Home sales prices continued a downward trend in May, but only half as far and half as fast as in April,.
Clear Capital’s Home Data Index (HDI) Market Report found that national quarter-over-quarter home price declines (-2.3 percent) were reduced by half from last month’s report, helped by stronger spring sales activity. National yearly price declines reach -7.6 percent, offset from last year’s tax credit induced highs.
The report also found that the REO saturation rate slipped to 33.9 percent, down 0.6 percent from last month’s report and that the quarterly home price change of -13.2 percent keeps Detroit Metropolitan Statistical Area (MSA) the lowest performing market for the fifth consecutive month.
“The latest Market Report results through May suggest that home prices are starting to ease back from the heavy declines seen over the winter,” said Dr. Alex Villacorta, director of research and analytics at Clear Capital. “We are still far away from the strong demand needed to fully turn things around for the housing market; however, it is clear from the initial spring sales data that prices are softening, suggesting stabilization in the market.

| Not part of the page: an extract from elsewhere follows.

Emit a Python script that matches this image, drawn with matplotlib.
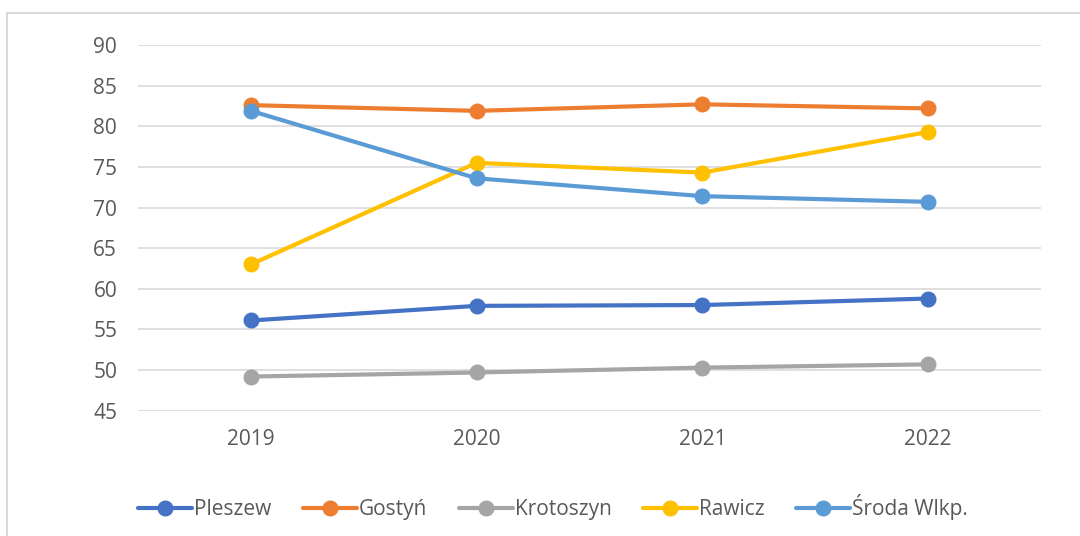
import matplotlib.pyplot as plt
from matplotlib.patches import Rectangle

# Data
years = ["2019", "2020", "2021", "2022"]
pleszew = [56.1, 57.9, 58.0, 58.8]
gostyn = [82.6, 81.9, 82.7, 82.2]
krotoszyn = [49.2, 49.7, 50.3, 50.7]
rawicz = [63.0, 75.5, 74.3, 79.3]
sroda = [81.9, 73.6, 71.4, 70.7]

series = [
    ("Pleszew", pleszew, "#4472C4"),
    ("Gostyń", gostyn, "#ED7D31"),
    ("Krotoszyn", krotoszyn, "#A5A5A5"),
    ("Rawicz", rawicz, "#FFC000"),
    ("Środa Wlkp.", sroda, "#5B9BD5"),
]

plt.rcParams['font.family'] = ['Open Sans', 'DejaVu Sans']
text_col = "#595959"

fig = plt.figure(figsize=(10.8, 5.36), dpi=100)
ax = fig.add_axes([0.1278, 0.2338, 0.8361, 0.6822])

x = range(len(years))
for name, vals, col in series:
    ax.plot(x, vals, color=col, lw=3, marker="o", markersize=10.5,
            label=name, solid_capstyle="round")

ax.set_xlim(-0.5, len(years) - 0.5)
ax.set_ylim(45, 90)
ax.set_yticks(range(45, 91, 5))
ax.set_xticks(list(x))
ax.set_xticklabels(years)
ax.grid(axis="y", color="#d9d9d9", lw=1.2)
ax.set_axisbelow(True)
for s in ax.spines.values():
    s.set_visible(False)
ax.tick_params(length=0, labelsize=15, colors=text_col)
ax.tick_params(axis="y", pad=15)
ax.tick_params(axis="x", pad=13)

leg = fig.legend(loc="center", bbox_to_anchor=(0.512, 0.054), ncol=5,
                 frameon=False, fontsize=15, handlelength=2.6,
                 columnspacing=1.5, handletextpad=0.1, labelcolor=text_col)

# outer chart border
fig.patches.append(Rectangle((7 / 1080, -0.1), 1.2, 1 - 13 / 536 + 0.1,
                             transform=fig.transFigure, fill=False,
                             edgecolor="#d9d9d9", lw=1.5))

fig.savefig("out.png", dpi=100)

“The saturation rate has leveled off after climbing 10 percent since July 2010, with the latest data showing national REO saturation holding steady at 33 percent,” added Villacorta. “The median price paid for distressed properties has risen over the past three quarters, which is a good sign that the REO market segment is seeing increased activity toward the upper end of this space.”
As winter home prices are replaced with early spring numbers, individual markets are showing signs of recovery. All 15 of the highest performing markets posted improved quarterly gains compared to last month’s report. Peak REO saturation rates have subsided for now and the beginning of the typically positive spring and summer buying season have again started leading the quarterly price changes in a positive direction.
Washington, D.C., Pittsburgh and New York experienced both positive quarterly and yearly price changes. The majority of local markets, however, are still experiencing yearly declines off of last year’s federal tax credit highs. Additionally, all markets except for Miami, New York, Virginia Beach and Washington D.C. saw yearly price changes deteriorate from last month’s report.
Clear Capital’s improving price trend moved in the same direction as Altos Research’s May report which found prices were actually up 8.7 percentage points over the March trough. The difference in the two reports may stem in part from the fact that Altos’ numbers are based on new listing prices on MLSs,. Clear Capital says its data is built on closed sales information available from recorder/assessor offices, which may reflect offers made months ago, and then further enhanced by the company’s “proprietary streaming market data.”